5 Responses to “Inhabiting the Cruciform God (Part 2: Nonviolence)”

  • pduggie says:

    “He now understood that God did not justify on the basis of distributed violence, but through the absorption of violence on the cross ”

    Unpack please? What was ‘distributed violence”, who thought like that, and absorption of whose violence?

    • Paul seemed to think so before he met Jesus. He was apparently acting out the same sort of violent zeal that got Phinehas approved as righteous before God. When Phinehas stood up and interposed (by killing the bad guys!) “it was reckoned to him as righteousness” (Psalm 106:30-31).

  • Ian Packer says:

    As one dragged kicking and screaming toward pacifism as a vocation of the Christian community, I have to ask what it means (really) to say, “Even if one is not prepared to be a pacifist when confronted with every geo-political question (as I am not),…”

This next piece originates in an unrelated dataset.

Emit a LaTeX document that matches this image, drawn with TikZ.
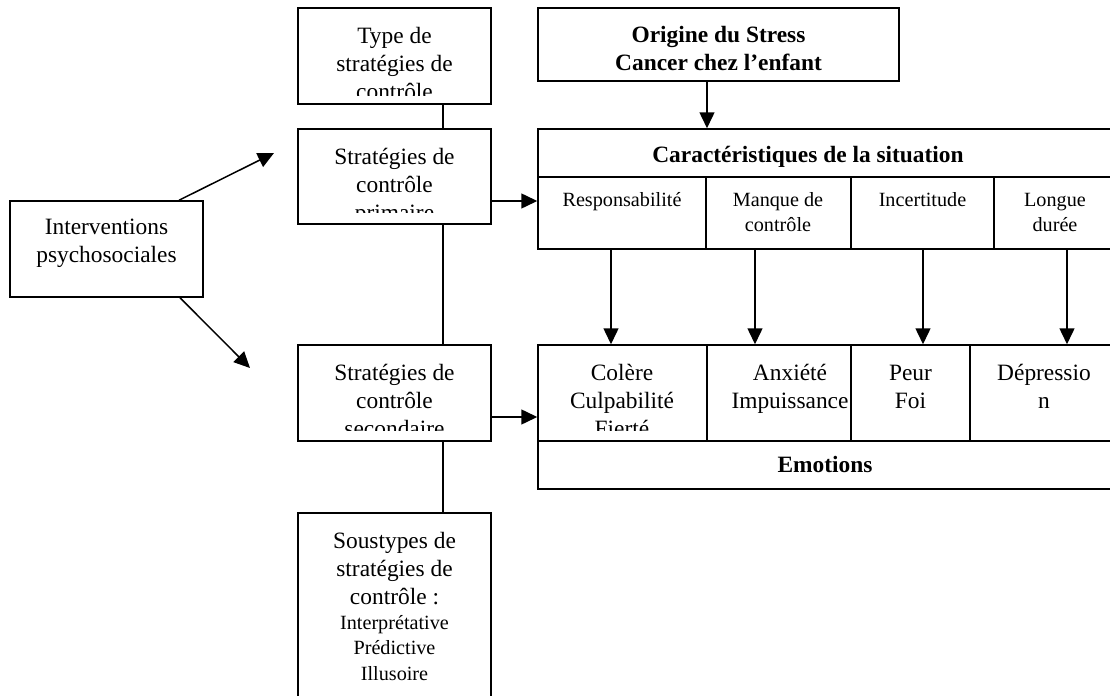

    In what sense are you confronted with geo-political realities that require you to make a decision about employing violence?

    The nation states of which we are a part will undoubtedly use violence and generally have to argued into relying less upon those means. We don’t have to make a case for the use of violence. It is the default mode of all or most of the world.

    Our call is to learn a different way (against many inclinations, ‘natural’ and ‘cultural’). What is at stake in our showing our supposed ‘realism’ that we think the nation state should use violence as though someone somewhere waits with bated breath for our justification or endorsement?

  • Ian, you ask a very good question. Part of my answer is practical/pragmatic: I have an African American friend who told me she couldn’t be a pacifist because she had to always be able to say that the American Civil War was just. One might think that a Jew reflecting on WWII would have a similar concern.

    I am convinced that it is always the Christian’s task to witness to an alternative narrative, alternative story of justice and power. Moreover, I think that just war theory in practice is “justify all wars” theory.

    But I’m just not prepared to say that war is always the worst evil on the table in every circumstance and should therefore be averted.

  • Ian Packer says:

    That’s a great reply, Daniel. Have you had much of a look at Glen Stassen’s (et al) ‘Just Peacemaking’ theory and practices?